I purchase a package of cloth diapers to use. I do wash all my diapers and any fabric before I sew anything. You will want to start out with it flat. See the defined middle section? I usually cover the entire padded part with fabric. The padded part is actually a bit wider than the stitching you see.
Cut a strip of fabric that is at least 1" wider and about the same length as the diaper.
Fold the fabric under so that it lines up with the padded edge. Do this along both sides, pinning as you go. I am big on pinning because I hate to have my fabric slip as I sew. You will just remove the pins as you sew along the edge.
Here is where we get into options! I have never completed a burp cloth with this trim, but I wanted to show you how you could do it because I noticed someone else did this on the ones they make.

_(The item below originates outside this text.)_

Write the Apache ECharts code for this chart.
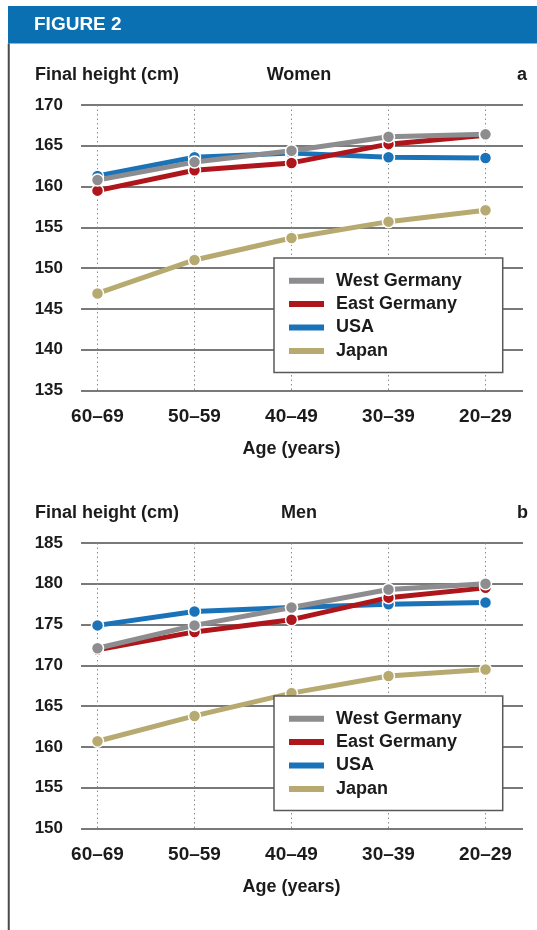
<!DOCTYPE html>
<html>
<head>
<meta charset="utf-8">
<script src="https://cdn.jsdelivr.net/npm/echarts@6/dist/echarts.min.js"></script>
<style>
  html, body { margin: 0; padding: 0; background: #ffffff; }
  #chart { width: 537px; height: 930px; }
</style>
</head>
<body>
<div id="chart"></div>
<script>
// Age groups, oldest first
const ageGroups = ['60–69', '50–59', '40–49', '30–39', '20–29'];
const countries = ['West Germany', 'East Germany', 'USA', 'Japan'];

// Mean final height (cm), women
const womenWestGermany = [160.8, 163.0, 164.4, 166.1, 166.4];
const womenEastGermany = [159.5, 162.0, 162.9, 165.2, 166.3];
const womenUSA         = [161.3, 163.6, 164.1, 163.6, 163.5];
const womenJapan       = [146.9, 151.0, 153.7, 155.7, 157.1];

// Mean final height (cm), men
const menWestGermany = [172.1, 174.9, 177.1, 179.3, 180.0];
const menEastGermany = [171.9, 174.1, 175.6, 178.3, 179.5];
const menUSA         = [174.9, 176.6, 177.1, 177.5, 177.7];
const menJapan       = [160.7, 163.8, 166.6, 168.7, 169.5];

// Y-axis ranges
const womenAxis = { min: 135, max: 170, step: 5 };
const menAxis   = { min: 150, max: 185, step: 5 };

const COLORS = {
  'West Germany': '#8d8d90',
  'East Germany': '#ae161c',
  'USA': '#1a73b9',
  'Japan': '#b7aa70'
};
const FONT = "'Liberation Sans', Arial, sans-serif";
const INK = '#1b1b1b';

const chart = echarts.init(document.getElementById('chart'), null, { renderer: 'canvas' });

const grids = [], xAxes = [], yAxes = [], series = [], titles = [], legends = [];

function addPanel(dy, axis, heading, tag, values) {
  const top = 105 + dy, height = 285.5;
  const g0 = grids.length;
  // background grid: horizontal rules and value labels
  grids.push({ left: 81, right: 14, top: top, height: height });
  // data grid: category positions
  grids.push({ left: 97.5, right: 51.5, top: top, height: height });

  xAxes.push({ gridIndex: g0, type: 'value', min: 0, max: 1, show: false });
  yAxes.push({
    gridIndex: g0, type: 'value', min: axis.min, max: axis.max, interval: axis.step,
    axisLine: { show: false }, axisTick: { show: false },
    axisLabel: { margin: 18, color: INK, fontFamily: FONT, fontWeight: 'bold', fontSize: 17 },
    splitLine: { lineStyle: { color: '#4d4d4d', width: 1.5 } }
  });

  xAxes.push({
    gridIndex: g0 + 1, type: 'category', data: ageGroups, boundaryGap: false,
    axisLine: { show: false }, axisTick: { show: false },
    axisLabel: { margin: 17, color: INK, fontFamily: FONT, fontWeight: 'bold', fontSize: 19 },
    splitLine: { show: true, lineStyle: { color: '#8a8a8a', width: 1, type: [1.5, 3] } },
    name: 'Age (years)', nameLocation: 'middle', nameGap: 50,
    nameTextStyle: { color: INK, fontFamily: FONT, fontWeight: 'bold', fontSize: 18 }
  });
  yAxes.push({
    gridIndex: g0 + 1, type: 'value', min: axis.min, max: axis.max, interval: axis.step,
    show: false, splitLine: { show: false }
  });

  // drawing order: Japan at the back, West Germany on top
  const order = ['Japan', 'USA', 'East Germany', 'West Germany'];
  order.forEach((name) => {
    series.push({
      name: name, type: 'line', xAxisIndex: g0 + 1, yAxisIndex: g0 + 1,
      data: values[name],
      symbol: 'circle', symbolSize: 12,
      lineStyle: { width: 5, color: COLORS[name] },
      itemStyle: { color: COLORS[name], borderColor: '#ffffff', borderWidth: 1.5 },
      emphasis: { disabled: true },
      animation: false
    });
  });

  const tTop = 66 + dy;
  const ts = { color: INK, fontFamily: FONT, fontWeight: 'bold', fontSize: 18 };
  titles.push({ text: 'Final height (cm)', left: 35, top: tTop, padding: 0, textStyle: ts });
  titles.push({ text: heading, left: 299, top: tTop, padding: 0, textAlign: 'center', textStyle: ts });
  titles.push({ text: tag, left: 517, top: tTop, padding: 0, textStyle: ts });

  legends.push({
    data: countries, orient: 'vertical', left: 274, top: 258 + dy,
    padding: [11, 41, 10, 15], itemGap: 0, itemWidth: 35, itemHeight: 6,
    icon: 'rect', selectedMode: false,
    backgroundColor: '#ffffff', borderColor: '#595959', borderWidth: 1.5,
    itemStyle: { borderWidth: 0 },
    textStyle: { color: INK, fontFamily: FONT, fontWeight: 'bold', fontSize: 18, lineHeight: 23.4, padding: [0, 0, 0, 7] }
  });
}

addPanel(0, womenAxis, 'Women', 'a', {
  'West Germany': womenWestGermany, 'East Germany': womenEastGermany,
  'USA': womenUSA, 'Japan': womenJapan
});
addPanel(438, menAxis, 'Men', 'b', {
  'West Germany': menWestGermany, 'East Germany': menEastGermany,
  'USA': menUSA, 'Japan': menJapan
});

chart.setOption({
  animation: false,
  backgroundColor: '#ffffff',
  title: titles,
  legend: legends,
  grid: grids,
  xAxis: xAxes,
  yAxis: yAxes,
  series: series,
  graphic: [
    // header band
    { type: 'rect', shape: { x: 8, y: 6, width: 529, height: 37.5 }, style: { fill: '#0a70b1' }, z: 0 },
    { type: 'text', x: 34, y: 25, style: { text: 'FIGURE 2', fill: '#ffffff', font: "bold 19px " + FONT, textVerticalAlign: 'middle' }, z: 1 },
    // left rule of the figure frame
    { type: 'line', shape: { x1: 8.75, y1: 43.5, x2: 8.75, y2: 930 }, style: { stroke: '#4a4a4a', lineWidth: 2 }, z: 1 }
  ]
});
</script>
</body>
</html>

This is quilt binding single-fold bias tape that I slipped onto the folded edge. You would continue this all the way along the edge, pinning as you go.
If I were sewing this on, it would look like this when I got done. Can you picture it?
Many times, I simply use a fancier stitch along the edges. It looks nice and can be less of a problem around the baby's face. I control the size and look of the stitch with my stitch knobs on my machine. I have a pretty basic machine, so the stitches could get fancier the more options you have on your machine.
Today, I am showing you what it looks like with rick rack trim on the edges. With rick rack, I go ahead and pin my fabric on and simply guide my rick rack as it goes under the needle. It is pretty easy to control.
Here is what it looks like. Just ignore where I got off center in one spot! See, not perfect!!
Next, I like to trim the end edges just along the padded portion. I tried to show a close up so the you can see that I am just trimming the bulkier part in the middle. You will understand more once you have your hands on the burp cloth. Also, go back to picture 2, and you can sorta see the bulkier middle part. It seems to make putting on the edge trim a little easier. It probably does not matter so much here as I am using the large blanket binding, but it leaves a nicer look when using the quilt binding I use most of the time.
I typically use this to trim the end edges of most of my burp cloths. I have tried the single fold before, but to me, it is just not wide enough to make easy sewing and a clean look. The double-fold looks better!
I did not have enough to trim this burp cloth with the blue, but I will try to show you how to do it, then finish up with my blanket binding that I am using today. The how-to is really the same.
Open the binding and slip it over the edge. These two pics are just to make sure you understand where to place it.
With the diaper face up, place the trim along the face up edge. You will want to leave about 1" extra on both side edges to create the fold.
Fold the end down and towards the back of the diaper.
See the crease on the trim above? Fold that trim so that the front and back end edges are covered with trim.
This the back view of the end edge. It creates an envelope at the corners!
It will basically look like this once you sew it on. Don't forget to do your backstitching when you are starting and ending at the corners! Also, I don't usually pin the end edge binding. I just hold it on/around the edge as I sew along.
Today, I am doing the ends with the blanket binding. It is the same steps. Just a warning though, this binding is slippery and makes you want to say bad words as you are trying to get it secured for sewing.
As you get near the end when sewing on the binding, you should have about this much (maybe a tad less) left at the end in order to do the same fold/tuck/fold maneuver!
Here are a couple of views of the finished product/s.
I love doing these and can usually whip one out from start to finish in about 15-20 minutes. Well, that is IF I am uninterrupted! :)
Maybe soon, I will show you a few more things I have done and even try my hand at a few more tutorials.